Siddhartha is said to have had personal loans of over Rs 3,500 crore, much of it through his private holding companies. A portion of these loans came from organized financial entities such as Standard Chartered PE, and came with strict conditions. But the rest were from friends and associates, with no guarantees offered.
Shailesh Haribhakti, founder and chief mentor of the audit firm Baker Tilly DHC, said Indian law is very clear: unless there is a joint obligation, it ceases with the person who assumed the obligation and no longer. This is the reason why organized financial actors often take collateral guarantees from various other people, he said.
If assets have been pledged against loans, those assets can be used to recover the value of the current loan.
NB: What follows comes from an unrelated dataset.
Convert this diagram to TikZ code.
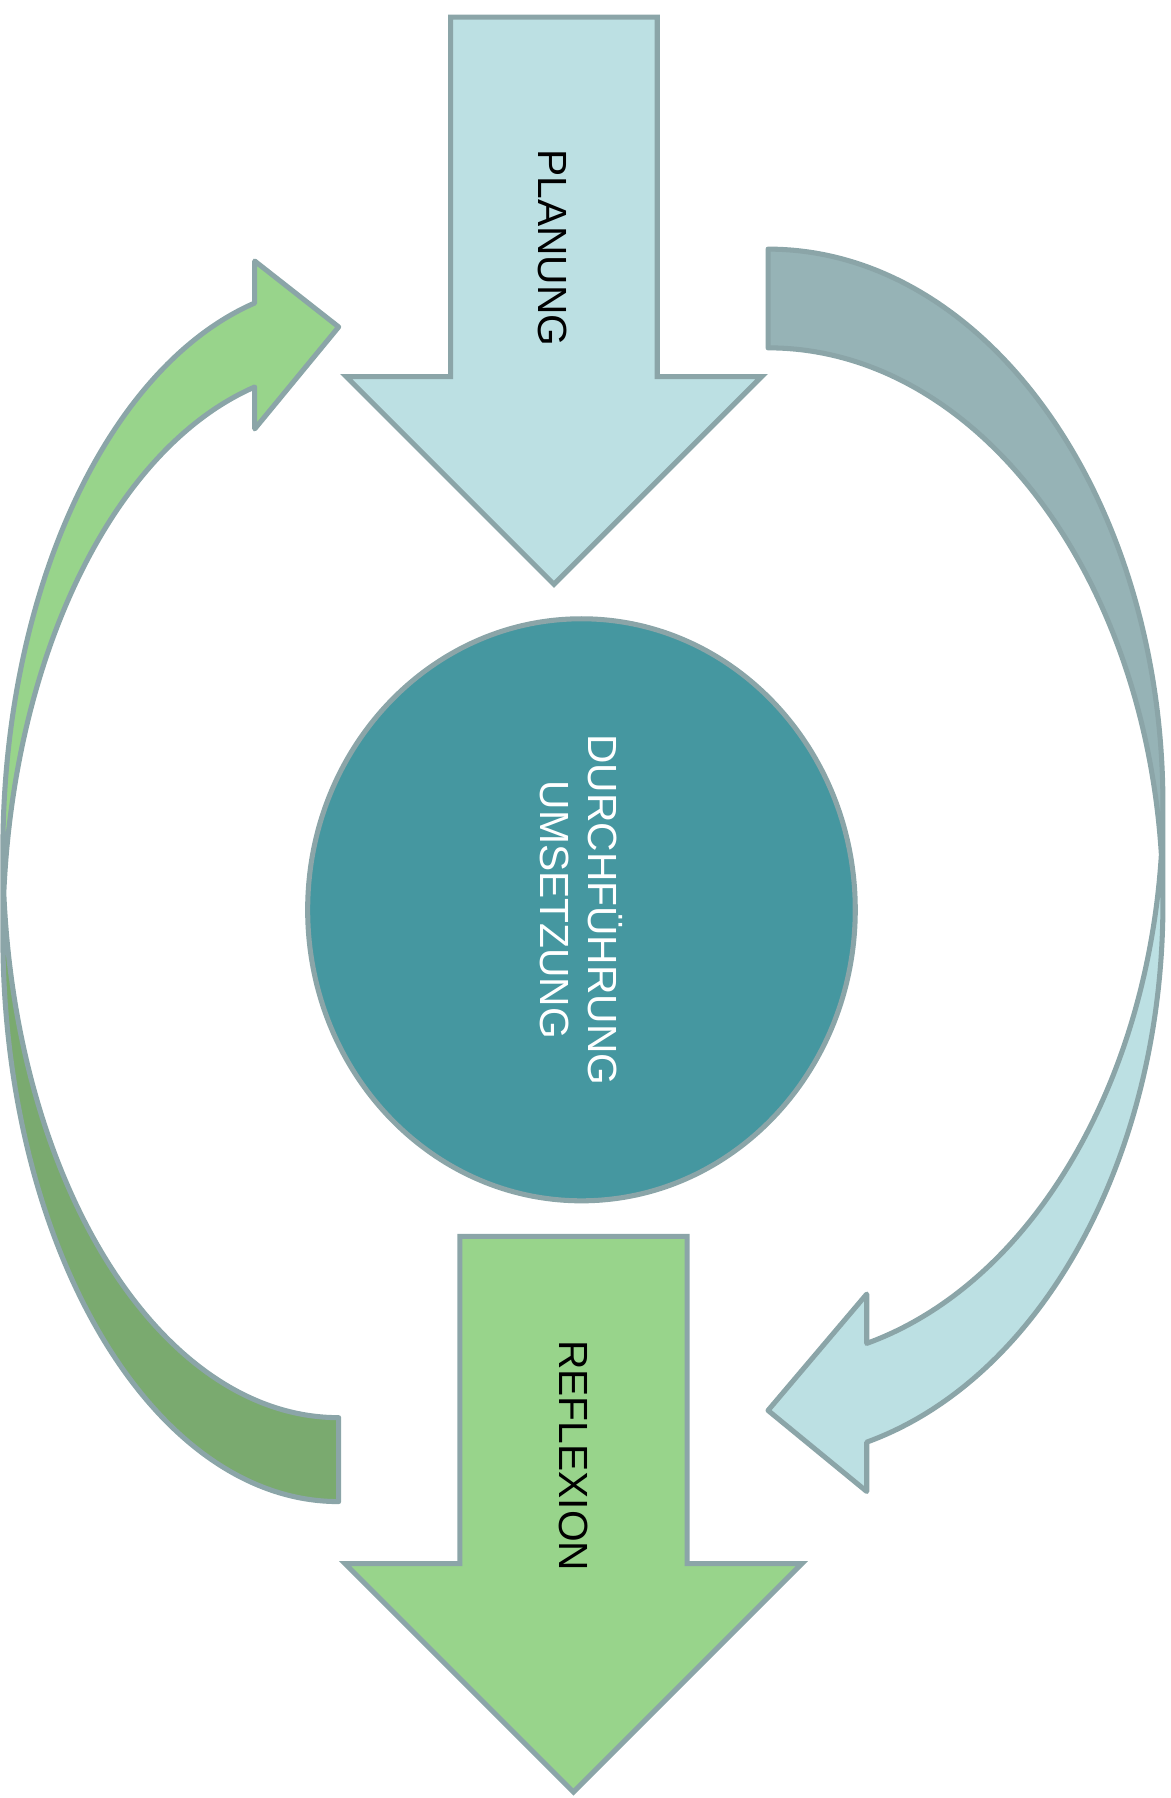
\documentclass[tikz,border=0pt]{standalone}
\usepackage{fontspec}
\setmainfont{Liberation Sans}
\usetikzlibrary{calc,shapes.geometric}
\definecolor{lblue}{RGB}{188,224,227}
\definecolor{gback}{RGB}{150,179,182}
\definecolor{edgec}{RGB}{139,165,168}
\definecolor{tealc}{RGB}{69,151,160}
\definecolor{lgreen}{RGB}{152,212,139}
\definecolor{dgreen}{RGB}{122,170,111}
\begin{document}
\begin{tikzpicture}[x=0.5pt,y=-0.5pt,
  shapeline/.style={draw=edgec,line width=2.2pt},
  lblfont/.style={font=\fontsize{17.75}{20.75}\selectfont},
  lbl/.style={lblfont,rotate=-90,inner sep=0pt},
  gR/.style={x radius=292.5,y radius=493.3},
  bR/.style={x radius=344,y radius=484.3}]
\useasboundingbox (0,0) rectangle (1020,1566.2);

% ---------- PLANUNG block arrow ----------
\draw[shapeline,fill=lblue,line join=miter]
  (392.5,15) -- (572.5,15) -- (572.5,328) -- (663.5,328) -- (482.5,509)
  -- (301.5,328) -- (392.5,328) -- cycle;
\node[lbl,text=black] (planung) at (481,216) {PLANUNG};

% ---------- REFLEXION block arrow ----------
\draw[shapeline,fill=lgreen,line join=miter]
  (400.5,1077) -- (598.5,1077) -- (598.5,1362) -- (698.5,1362) -- (499.5,1561)
  -- (300.5,1362) -- (400.5,1362) -- cycle;
\node[lbl,text=black] (reflexion) at (499.4,1268) {REFLEXION};

% ---------- central ellipse ----------
\node[ellipse,shapeline,fill=tealc,rotate=-90,minimum width=253.5pt,
  minimum height=238.5pt,inner sep=0pt,text=white,align=center,lblfont]
  (durch) at (506.5,792.5) {DURCHFÜHRUNG\\UMSETZUNG};

% ---------- left curved arrow (green) ----------
\coordinate (gA) at (295,814.7);
\coordinate (gB) at (295,741.575);
\fill[dgreen] ($(gA)+(90:292.5 and 493.3)$)
  arc[start angle=90,end angle=184.25,gR]
  arc[start angle=175.75,end angle=90,gR] -- cycle;
\fill[lgreen] ($(gA)+(180:292.5 and 493.3)$)
  arc[start angle=180,end angle=255.52,gR]
  -- (221.875,373.62) -- (295,284.8) -- (221.875,227.37) -- (221.875,263.94)
  arc[start angle=255.52,end angle=180,gR] -- cycle;
\draw[shapeline,line join=round] ($(gA)+(180:292.5 and 493.3)$)
  arc[start angle=180,end angle=255.52,gR]
  -- (221.875,373.62) -- (295,284.8) -- (221.875,227.37) -- (221.875,263.94)
  arc[start angle=255.52,end angle=180,gR]
  -- (2.5,814.7)
  arc[start angle=180,end angle=90,gR]
  -- (295,1234.875)
  arc[start angle=90,end angle=175.75,gR];

% ---------- right curved arrow (blue) ----------
\coordinate (bA) at (669,701.3);
\coordinate (bB) at (669,787.3);
\fill[gback] ($(bA)+(-90:344 and 484.3)$)
  arc[start angle=-90,end angle=5.094,bR]
  arc[start angle=-5.094,end angle=-90,bR] -- cycle;
\fill[lblue] ($(bA)+(0:344 and 484.3)$)
  arc[start angle=0,end angle=75.52,bR]
  -- (755,1127.2) -- (669,1228.6) -- (755,1299.2) -- (755,1256.2)
  arc[start angle=75.52,end angle=0,bR] -- cycle;
\draw[shapeline,line join=round] ($(bA)+(0:344 and 484.3)$)
  arc[start angle=0,end angle=75.52,bR]
  -- (755,1127.2) -- (669,1228.6) -- (755,1299.2) -- (755,1256.2)
  arc[start angle=75.52,end angle=0,bR]
  -- (1013,701.3)
  arc[start angle=0,end angle=-90,bR]
  -- (669,303)
  arc[start angle=-90,end angle=-5.094,bR];
\end{tikzpicture}
\end{document}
Lawyer AV Amarnathan said that if the borrower had a guarantor or co-debtor for the loans obtained by him, that person becomes responsible for the total loan balance if the borrower dies.
He added that under the Hindu Inheritance Act 2005, a son is not required to repay his father’s debt from anything he has earned from his own income or savings. However, a son is required to pay out of what he inherited from his father’s property, provided that these have been pledged. The same rules apply to a spouse as well, lawyer GR Mohan said. Siddhartha’s family is said to own 12,000 acres of coffee plantations, an area that has grown considerably over the past 15 years, largely through borrowing from financiers who loaned him out on the basis of their trust in him.